By SAJE’s Equitable Development and Land Use Team
June 17, 2025
Early on Friday morning, June 13, the Los Angeles Police Department (LAPD) had once again taken up temporary residence in Exposition Park in South Los Angeles. SAJE staff and local residents saw police cars, militarized vehicles, and tactical personnel in and around the park. Some sections of the park were cordoned off, presumably as staging areas for police response to the weekend’s large public protests against recent ICE kidnappings across Southern California.
Owned and managed by the State of California, Expo Park is 160 acres of green space in one of the neighborhoods with the least amount of green space in Los Angeles. According to the National Health Foundation, the national guideline on sufficient distribution of parkland ranges from 6 acres to 19 acres per 1,000 residents. In South Los Angeles, where the majority of people are Black and Brown, there are just 0.6 acres of parkland per 1,000 residents.
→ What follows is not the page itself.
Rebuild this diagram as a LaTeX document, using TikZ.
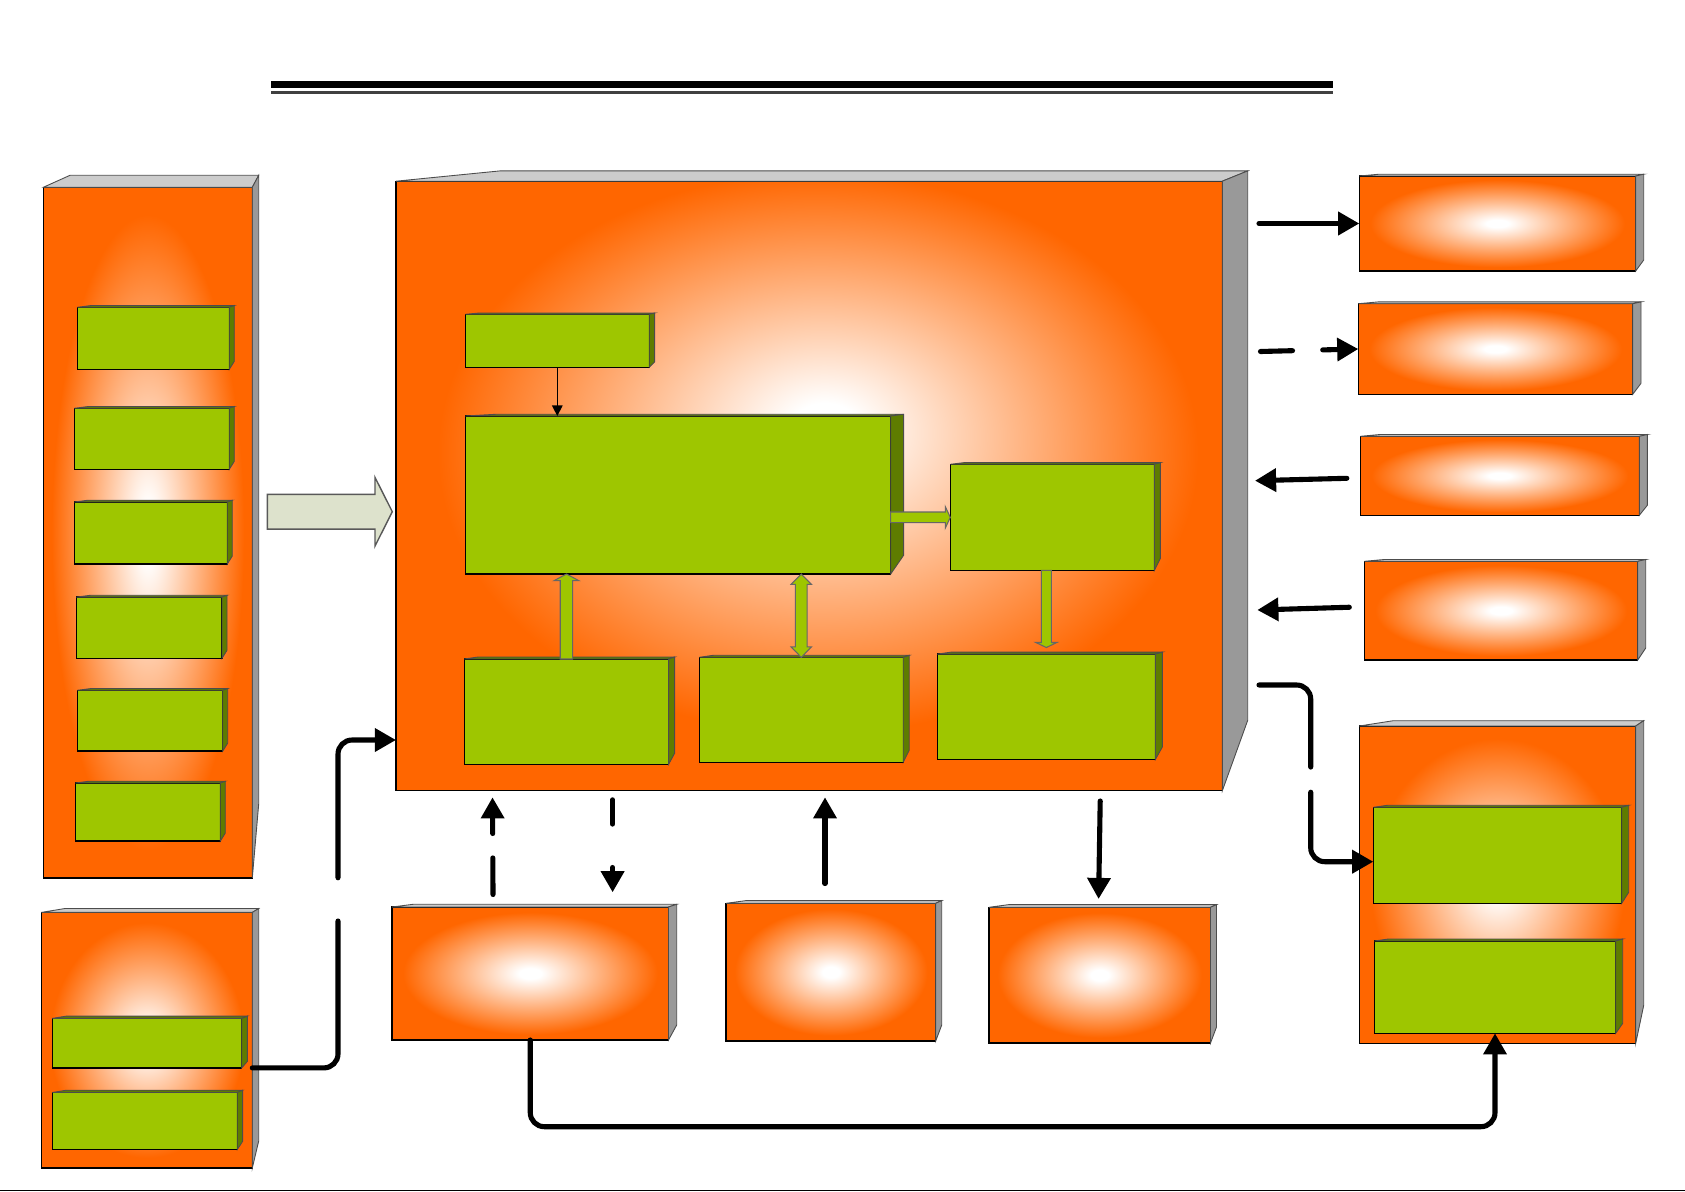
\documentclass[tikz,border=0pt]{standalone}
\usepackage{tikz}
\usetikzlibrary{calc}
\usetikzlibrary{arrows.meta}

\definecolor{boxorange}{RGB}{255,102,0}
\definecolor{boxgreen}{RGB}{158,198,0}
\definecolor{sidegreen}{RGB}{94,124,0}
\definecolor{topgrey}{RGB}{204,204,204}
\definecolor{sidegrey}{RGB}{153,153,153}
\definecolor{paleblock}{RGB}{221,226,204}

\pgfdeclareradialshading{glow}{\pgfpoint{0bp}{0bp}}{color(0bp)=(white); color(2bp)=(white); color(12bp)=(boxorange!48!white); color(23bp)=(boxorange); color(50bp)=(boxorange)}
\pgfdeclareradialshading{glowup}{\pgfpoint{1bp}{5bp}}{color(0bp)=(white); color(2bp)=(white); color(12bp)=(boxorange!48!white); color(23bp)=(boxorange); color(50bp)=(boxorange)}

% top and right faces of a box: node, side depth, top depth, top slant, taper, top colour, side colour
\newcommand{\boxsides}[7]{%
  \draw[face, fill=#6] (#1.north west) -- ++(#4,-#3) -- ($(#1.north east)+(#2,-#3)$) -- (#1.north east) -- cycle;
  \draw[face, fill=#7] (#1.north east) -- ++(#2,-#3) -- ($(#1.south east)+(#2,-#5)$) -- (#1.south east) -- cycle;
}

% block arrow: start, tip, shaft half width, head half width, head length, style
\newcommand{\blockarrow}[6]{%
  \coordinate (ba-s) at (#1); \coordinate (ba-t) at (#2);
  \coordinate (ba-b) at ($(ba-t)!#5!(ba-s)$);
  \draw[#6] ($(ba-s)!#3!90:(ba-t)$) -- ($(ba-b)!#3!90:(ba-t)$) -- ($(ba-b)!#4!90:(ba-t)$) -- (ba-t)
    -- ($(ba-b)!#4!-90:(ba-t)$) -- ($(ba-b)!#3!-90:(ba-t)$) -- ($(ba-s)!#3!-90:(ba-t)$) -- cycle;
}
% block arrow with two heads
\newcommand{\dblockarrow}[6]{%
  \coordinate (ba-s) at (#1); \coordinate (ba-t) at (#2);
  \coordinate (ba-b) at ($(ba-t)!#5!(ba-s)$); \coordinate (ba-c) at ($(ba-s)!#5!(ba-t)$);
  \draw[#6] (ba-s) -- ($(ba-c)!#4!-90:(ba-t)$) -- ($(ba-c)!#3!-90:(ba-t)$) -- ($(ba-b)!#3!-90:(ba-t)$)
    -- ($(ba-b)!#4!-90:(ba-t)$) -- (ba-t) -- ($(ba-b)!#4!90:(ba-t)$) -- ($(ba-b)!#3!90:(ba-t)$)
    -- ($(ba-c)!#3!90:(ba-t)$) -- ($(ba-c)!#4!90:(ba-t)$) -- cycle;
}

\begin{document}
\begin{tikzpicture}
    [
    x=0.01cm, y=-0.01cm,
    sz/.style 2 args={minimum width=#1*0.01cm, minimum height=#2*0.01cm},
    obox/.style={draw=black, line width=0.35pt, shade, shading=glow, inner sep=0pt, outer sep=0pt},
    gbox/.style={draw=black, line width=0.35pt, fill=boxgreen, inner sep=0pt, outer sep=0pt},
    face/.style={draw=black!70, line width=0.25pt},
    conn/.style={line width=1.45pt, line cap=round, -{Triangle[length=6pt,width=6.4pt]}},
    gblock/.style={draw=black!60, line width=0.3pt, fill=boxgreen},
    pblock/.style={draw=black!65, line width=0.4pt, fill=paleblock},
    ]
    \useasboundingbox (0,0) rectangle (1685,1191);
    % title rule
    \draw[line width=1.85pt] (271.3,84.3) -- (1333,84.3);
    \draw[line width=0.85pt, black!75] (271.3,92.8) -- (1333,92.8);
    \draw[line width=0.3pt] (0,1190.3) -- (1685,1190.3);
    %
    \node[obox, sz={209}{690.7}] (lbox) at (147.8,532.65) {};
    \boxsides{lbox}{6.4}{12}{26.7}{74}{topgrey}{sidegrey}
    \node[obox, sz={211}{255.6}] (blbox) at (146.8,1040.2) {};
    \boxsides{blbox}{6.4}{3.9}{23.7}{27}{topgrey}{sidegrey}
    \node[obox, shading=glowup, sz={826.3}{609.6}] (main) at (809.15,486) {};
    \boxsides{main}{25.4}{10.3}{104}{70.5}{topgrey}{sidegrey}
    \node[obox, sz={276.4}{95}] (r1) at (1497.5,223.5) {};
    \boxsides{r1}{8}{1.8}{20}{11}{topgrey}{sidegrey}
    \node[obox, sz={274.4}{90.6}] (r2) at (1495.5,349) {};
    \boxsides{r2}{8.3}{1.8}{20}{11}{topgrey}{sidegrey}
    \node[obox, sz={279}{79}] (r3) at (1499.8,475.8) {};
    \boxsides{r3}{8}{1.8}{20}{10}{topgrey}{sidegrey}
    \node[obox, sz={273.4}{98.7}] (r4) at (1501,610.65) {};
    \boxsides{r4}{8}{1.8}{20}{12}{topgrey}{sidegrey}
    \node[obox, sz={276.4}{317.3}] (r5) at (1497.5,884.65) {};
    \boxsides{r5}{8}{5.3}{34}{38}{topgrey}{sidegrey}
    \node[obox, sz={276.5}{133}] (b1) at (530.25,973.5) {};
    \boxsides{b1}{8.2}{2.7}{21}{15}{topgrey}{sidegrey}
    \node[obox, sz={209.6}{137.7}] (b2) at (830.9,972.15) {};
    \boxsides{b2}{6}{2.7}{20}{16}{topgrey}{sidegrey}
    \node[obox, sz={221.6}{135.7}] (b3) at (1099.7,975.15) {};
    \boxsides{b3}{6}{2.7}{20}{16}{topgrey}{sidegrey}
    % green blocks
    \foreach \n/\cx/\cy/\w/\h in {1/153.3/338.3/152/62, 2/151.8/438.8/155/61, 3/150.8/533/153/62,
        4/149.15/627.7/145.7/61.2, 5/150/720.7/145.4/60.8, 6/147.8/812.05/145/58.1}
        {\node[gbox, sz={\w}{\h}] (lg\n) at (\cx,\cy) {};
         \boxsides{lg\n}{5}{1.8}{14}{8}{sidegreen}{sidegreen}}
    \node[gbox, sz={189.4}{49.5}] (g7) at (147,1043.15) {};
    \boxsides{g7}{5.7}{2.3}{14}{6.6}{sidegreen}{sidegreen}
    \node[gbox, sz={185}{56.9}] (g8) at (144.8,1120.95) {};
    \boxsides{g8}{5.3}{2.3}{14}{8}{sidegreen}{sidegreen}
    \node[gbox, sz={184}{53}] (tg) at (557.3,340.8) {};
    \boxsides{tg}{5.3}{1.3}{14}{5.3}{sidegreen}{sidegreen}
    \node[gbox, sz={425.3}{158}] (big) at (678.05,495) {};
    \boxsides{big}{12.9}{1.7}{30}{18.7}{sidegreen}{sidegreen}
    \node[gbox, sz={204}{106.1}] (rmg) at (1052.3,517.35) {};
    \boxsides{rmg}{6}{1.7}{14}{12}{sidegreen}{sidegreen}
    \node[gbox, sz={204.3}{105.3}] (blg) at (566.45,711.65) {};
    \boxsides{blg}{6}{2}{14}{11}{sidegreen}{sidegreen}
    \node[gbox, sz={203.9}{105}] (bmg) at (801.25,709.8) {};
    \boxsides{bmg}{6}{2}{14}{12}{sidegreen}{sidegreen}
    \node[gbox, sz={218}{105.4}] (brg) at (1046.3,706.8) {};
    \boxsides{brg}{7}{2}{14}{12.4}{sidegreen}{sidegreen}
    \node[gbox, sz={248.4}{96}] (r5g1) at (1497.5,855.3) {};
    \boxsides{r5g1}{7}{2}{14}{11}{sidegreen}{sidegreen}
    \node[gbox, sz={241.4}{92.3}] (r5g2) at (1495,987.15) {};
    \boxsides{r5g2}{7}{2}{14}{10}{sidegreen}{sidegreen}
    %
    \draw[line width=0.35pt, -{Triangle[length=3pt,width=3pt]}] (tg.south) -- (tg.south |- big.north);
    \blockarrow{blg.north}{blg.north |- big.south}{0.062cm}{0.124cm}{0.067cm}{gblock}
    \dblockarrow{bmg.north |- big.south}{bmg.north}{0.059cm}{0.102cm}{0.104cm}{gblock}
    \blockarrow{rmg.west -| big.east}{rmg.west}{0.0535cm}{0.107cm}{0.05cm}{gblock}
    \blockarrow{brg.north |- rmg.south}{$(brg.north)+(0,-6.6)$}{0.05cm}{0.105cm}{0.05cm}{gblock}
    \blockarrow{$(lbox.east)+(15,-20.9)$}{$(main.west)+(-3.7,25.7)$}{0.1735cm}{0.3435cm}{0.173cm}{pblock}
    %
    \coordinate (o1) at (1259,223.5);
    \coordinate (o2) at (1260.5,351.5);
    \coordinate (i3) at (1255,480.7);
    \coordinate (i4) at (1257.3,610);
    \coordinate (o5) at (1259,685);
    \coordinate (i6) at (396,740);
    \coordinate (m1) at (492.5,797.3);
    \coordinate (m2) at (612.6,799.8);
    \coordinate (m3) at (825,797.3);
    \coordinate (m4) at (1100.2,801);
    %
    \draw[conn] (o1) -- (r1.west);
    \draw[conn, dash pattern=on 9.1pt off 8.6pt on 40pt] (o2) -- (r2.west);
    \draw[conn] ($(r3.west)+(-13.5,2.5)$) -- (i3);
    \draw[conn] ($(r4.west)+(-15,-3.4)$) -- (i4);
    \draw[conn, rounded corners=4pt, dash pattern=on 36.3pt off 7.15pt on 200pt] (o5) -- ++(51.7,0) |- ($(r5g1.west)+(0,6.4)$);
    \draw[conn, rounded corners=4pt, dash pattern=on 64.4pt off 12.3pt on 200pt] (g7.south -| blbox.east) -- ++(85.7,0) |- (i6);
    \draw[conn, rounded corners=4pt] (b1.south) -- ++(0,86.7) -| (r5g2.south);
    \draw[conn, dash pattern=on 10.4pt off 6.95pt on 40pt] ($(b1.north west)+(101,-12.5)$) -- (m1);
    \draw[conn, dash pattern=on 6.9pt off 12.35pt on 40pt] (m2) -- ($(b1.north west)+(220.6,-14.7)$);
    \draw[conn] ($(b2.north)+(-5.9,-19.8)$) -- (m3);
    \draw[conn] (m4) -- ($(b3.north)+(-1.1,-8.3)$);
\end{tikzpicture}
\end{document}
Public parks are an integral part of the built environment. They make communities healthier, neighborhoods more desirable and livable, and cities more enjoyable. Expo Park, in particular, is a bustling example of this: visitors come from all over to visit its museums and stadiums and enjoy the outdoors; meanwhile, local vendors sell food, and commuters access the Metro E line. This means every time the LAPD uses Expo Park as a staging area, they commandeer space meant to serve a broad public. And, particularly in this moment, as the Trump Administration is deploying armed federal agents for the express purpose of terrorizing Los Angeles residents, a visible and militarized law enforcement presence in Expo Park creates an atmosphere of fear and intimidation for those who rely on the park as a place of peace, refuge, and safety.
SAJE and other South Los Angeles community-based organizations, including T.R.U.S.T. South LA, Esperanza Community Housing Corporation, and the Alliance of Californians for Community Empowerment (ACCE), have asked Expo Park administrators to:
- Clarify the nature and scope of any lease or agreement allowing LAPD to use Exposition Park facilities for staging operations.
- Immediately cease any arrangements that allow for the park to be used for militarized police operations, particularly in connection to immigration enforcement or preventing first amendment rights from being exercised by South LA Community members.
- Before the 2026 World Cup and ahead of the 2028 Olympics, establish a transparent and inclusive community oversight process/committee to review future uses of the park that may impact the surrounding communities.
The Office of Exposition Park Management’s mission is to provide “access to a beautiful and enriching park community by delivering a safe, clean environment through public safety, parking operations and land use management.” This means ensuring the park is accessible to those who live here, and not letting it become an operations base or a parking lot for the LAPD.